-- Problem details --
Report how many lines contain the word "matplotlib", with no other text.

=====

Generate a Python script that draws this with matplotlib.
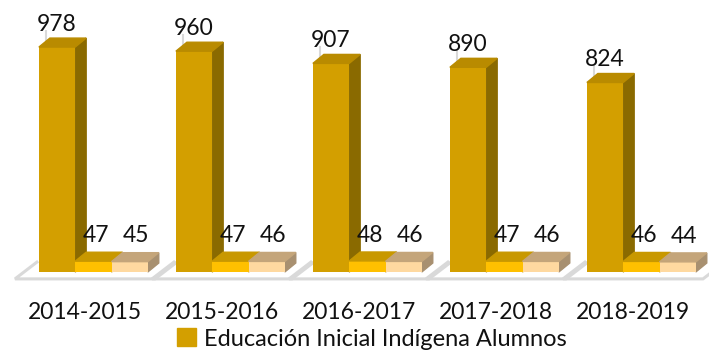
import matplotlib.pyplot as plt
from matplotlib.patches import Polygon, Patch

# datos
periodos = ['2014-2015', '2015-2016', '2016-2017', '2017-2018', '2018-2019']
alumnos = [978, 960, 907, 890, 824]
serie2 = [47, 47, 48, 47, 46]
serie3 = [45, 46, 46, 46, 44]
leyenda = 'Educación Inicial Indígena Alumnos'

plt.rcParams['font.family'] = ['Lato', 'DejaVu Sans']

fig = plt.figure(figsize=(7.09, 3.51), dpi=100)
ax = fig.add_axes([0, 0, 1, 1])
ax.set_xlim(-0.6204, 4.5547)
ax.set_ylim(-343.5, 1182.6)
ax.axis('off')

series = [alumnos, serie2, serie3]
offsets = [-0.204, 0.061, 0.326]
width = 0.265
front = ['#D39F00', '#FFC000', '#FFD9A0']
top = ['#B98B00', '#C89800', '#C4A57A']
side = ['#8A6A00', '#A88000', '#A89070']
lbl_shift = [0.0, 0.022, 0.044]
lbl_off = [16.5, 18.5, 18.5]
dx, dy = 0.080, 39  # profundidad 3D

x = list(range(len(periodos)))

# piso de cada categoria
for c in x:
    ax.plot([c - 0.511 + 0.16, c - 0.511, c + 0.511, c + 0.511 + 0.16],
            [43, -30, -30, 43], color='#d9d9d9', lw=2.2, zorder=1,
            solid_joinstyle='miter')

for k, vals in enumerate(series):
    pos = [c + offsets[k] for c in x]
    bars = ax.bar(pos, vals, width, color=front[k], zorder=2 + k + 0.5)
    for b, v in zip(bars, vals):
        L, R = b.get_x(), b.get_x() + b.get_width()
        ax.add_patch(Polygon([(L, v), (R, v), (R + dx, v + dy), (L + dx, v + dy)],
                             closed=True, color=top[k], zorder=2 + k + 0.6))
        ax.add_patch(Polygon([(R, 0), (R + dx, dy), (R + dx, v + dy), (R, v)],
                             closed=True, color=side[k], zorder=2 + k))
        xc = (L + R) / 2 + lbl_shift[k]
        if k == 0:
            ax.plot([L + 0.05, L + 0.05], [v + 10, v + 70], color='#d9d9d9',
                    lw=1.5, zorder=1.5)
        ax.annotate(str(v), (xc, v), xytext=(0, lbl_off[k]), textcoords='offset points',
                    ha='center', va='center', fontsize=16.5, color='#111111')

# etiquetas de categorias
for c, p in zip(x, periodos):
    ax.text(c, -174, p, ha='center', va='center', fontsize=16.5, color='#111111')

fig.legend(handles=[Patch(color=front[0], label=leyenda)], loc='center',
           bbox_to_anchor=(372 / 709, 1 - 339 / 351), frameon=False,
           fontsize=17, handlelength=0.8, handleheight=0.8,
           handletextpad=0.35, borderpad=0, labelcolor='#111111')

fig.savefig('out.png', dpi=100)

=====

-- Written response --
3